Nantissement de compte bancaire et procédure collective

Thomas LAILLER
Thomas LAILLER

SOURCE :
Cass. com. 25 septembre 2019, n° 18-16.178, F-PB

 

I – Le texte en question

 

L’article 236 du code civil prévoit notamment que lorsque la personne qui a consenti un nantissement sur son compte fait l’objet d’une procédure de sauvegarde, de redressement ou de liquidation judiciaire, les droits du créancier nanti portent sur le solde du compte à la date du jugement ouvrant la procédure, sous réserve de la régularisation des opérations en cours, selon les modalités prévues par les procédures civiles d’exécution.

 

I – L’espèce

 

Une banque consent à une entreprise deux prêts dont le remboursement est garanti par le nantissement du compte courant de l’entreprise inscrit dans ses livres. Un créancier de l’entreprise fait pratiquer une saisie conservatoire sur le compte, la banque débite ce compte des sommes saisies qu’elle inscrit sur un compte spécial d’affectation.

 

Après la mise en liquidation judiciaire de l’entreprise, la banque déclare sa créance à titre privilégié et, la saisie conservatoire ayant fait l’objet d’une mainlevée, recrédite sur le compte les sommes saisies dont elle demande ensuite l’attribution judiciaire, demande accordée par les juges du fond.

 

II – Le pourvoi

 

Le liquidateur conteste l’attribution de ces sommes, faisant valoir que la mainlevée de la saisie n’est pas une opération en cours, la créance nantie s’entendant du solde créditeur, provisoire ou définitif, au jour de la réalisation de la sûreté sous réserve de la régularisation des opérations en cours, selon les modalités prévues par l’article L 162-1 du Code des procédures civiles d’exécution, telles les remises de chèques ou d’effets de commerce faites antérieurement en vue de leur encaissement, mais non encore portées au compte.

 

La Cour de cassation rejette l’argument : l’affectation des sommes sur lesquelles portait la saisie conservatoire sur un compte spécialement ouvert par la banque à cet effet était une simple opération comptable destinée à les isoler dans l’attente du sort qui leur serait réservé, sans incidence sur les droits des parties.
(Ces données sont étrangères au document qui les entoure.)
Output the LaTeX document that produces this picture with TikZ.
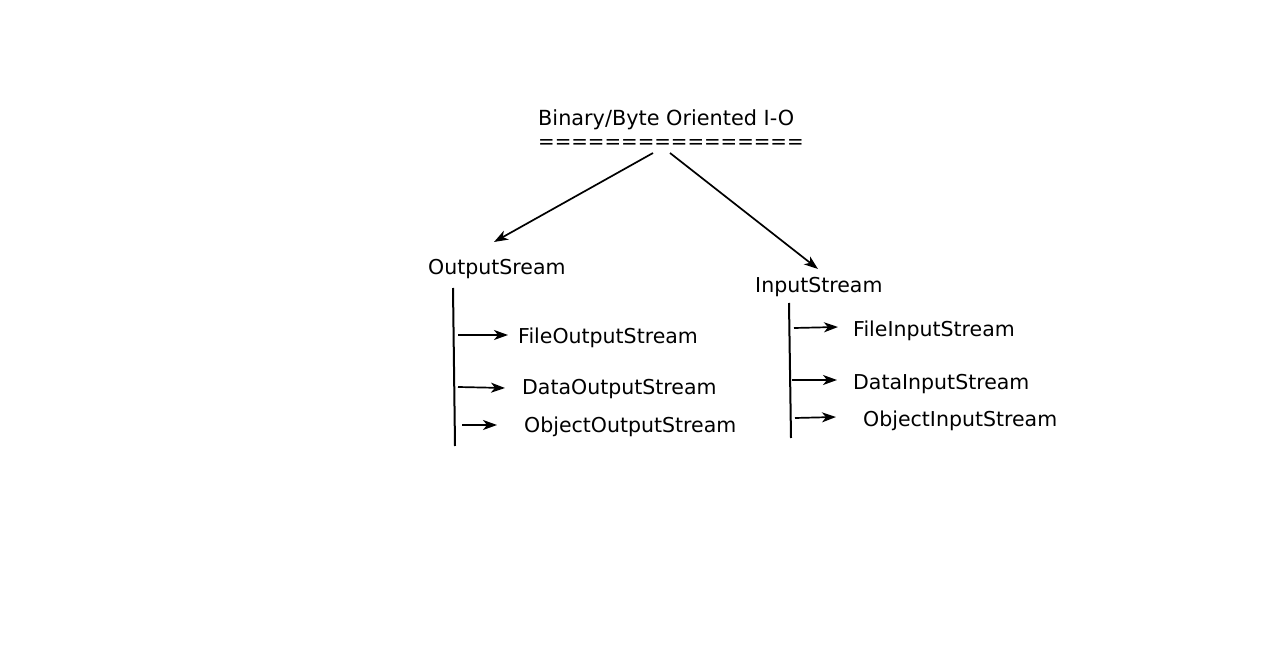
\documentclass[tikz,border=0pt]{standalone}
\usepackage{fontspec}
\setmainfont{DejaVu Sans}
\usetikzlibrary{arrows.meta}
\begin{document}
\begin{tikzpicture}[x=1pt,y=-1pt,
  lbl/.style={font=\fontsize{20.5}{24}\selectfont, inner sep=0pt, anchor=west, yshift=-2pt},
  conn/.style={line width=1.7pt, -{Stealth[length=14pt,width=10pt,inset=4pt]}},
  trunk/.style={line width=2pt}]
\useasboundingbox[fill=white] (0,0) rectangle (1280,660);
\node[lbl, font=\fontsize{20.8}{24}\selectfont] (title) at (538,118) {Binary/Byte Oriented I-O};
\node[lbl, font=\fontsize{19.8}{24}\selectfont] (eq) at (538,142) {================};
\coordinate (tl) at (653,153);
\coordinate (tr) at (670,153);
\node[lbl] (out) at (428,267) {OutputSream};
\node[lbl] (in) at (755,285) {InputStream};
\coordinate (outtip) at (494,242);
\coordinate (intip) at (818,269);
\draw[conn] (tl) -- (outtip);
\draw[conn] (tr) -- (intip);
% trunks
\coordinate (ot1) at (453,288); \coordinate (ot2) at (455,446);
\coordinate (it1) at (789,303); \coordinate (it2) at (791,438);
\draw[trunk] (ot1) -- (ot2);
\draw[trunk] (it1) -- (it2);
% output children
\node[lbl] (fos) at (518,336) {FileOutputStream};
\node[lbl] (dos) at (522,387) {DataOutputStream};
\node[lbl] (oos) at (524,425) {ObjectOutputStream};
\coordinate (a1) at (458,335); \coordinate (b1) at (508,335);
\coordinate (a2) at (458,387); \coordinate (b2) at (505,388);
\coordinate (a3) at (462,425); \coordinate (b3) at (497,425);
\draw[conn] (a1) -- (b1);
\draw[conn] (a2) -- (b2);
\draw[conn] (a3) -- (b3);
% input children
\node[lbl] (fis) at (853,329) {FileInputStream};
\node[lbl] (dis) at (853,382) {DataInputStream};
\node[lbl] (ois) at (863,419) {ObjectInputStream};
\coordinate (c1) at (794,328); \coordinate (d1) at (838,327);
\coordinate (c2) at (792,380); \coordinate (d2) at (837,380);
\coordinate (c3) at (795,418); \coordinate (d3) at (836,417);
\draw[conn] (c1) -- (d1);
\draw[conn] (c2) -- (d2);
\draw[conn] (c3) -- (d3);
\end{tikzpicture}
\end{document}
En conséquence, en l’absence de conversion de la saisie conservatoire avant l’ouverture de la procédure collective, ces sommes étaient réputées figurer sur le compte nanti au jour du jugement ayant mis l’entreprise en liquidation judiciaire.

 

Pour la Cour de cassation, la notion d’opération en cours était étrangère au débat. Elle estime qu’en l’absence de conversion de la saisie conservatoire en saisie-attribution avant l’ouverture de la liquidation judiciaire du constituant du nantissement, la saisie avait eu pour seul effet de rendre provisoirement indisponible la créance dont elle était l’objet, c’est-à-dire le solde créditeur, sans pour autant faire juridiquement sortir ces sommes du compte. Cette conversion était devenue impossible après l’ouverture de la procédure collective du constituant.

 

Les sommes saisies faisaient toujours partie du compte courant, le compte d’attente, qui n’est pas un compte distinct, n’ayant que le caractère d’un simple cadre comptable ne remettant pas en cause l’unicité du compte courant. La solution n’est pas nouvelle, bien que rarement rappelée par la Haute juridiction[1].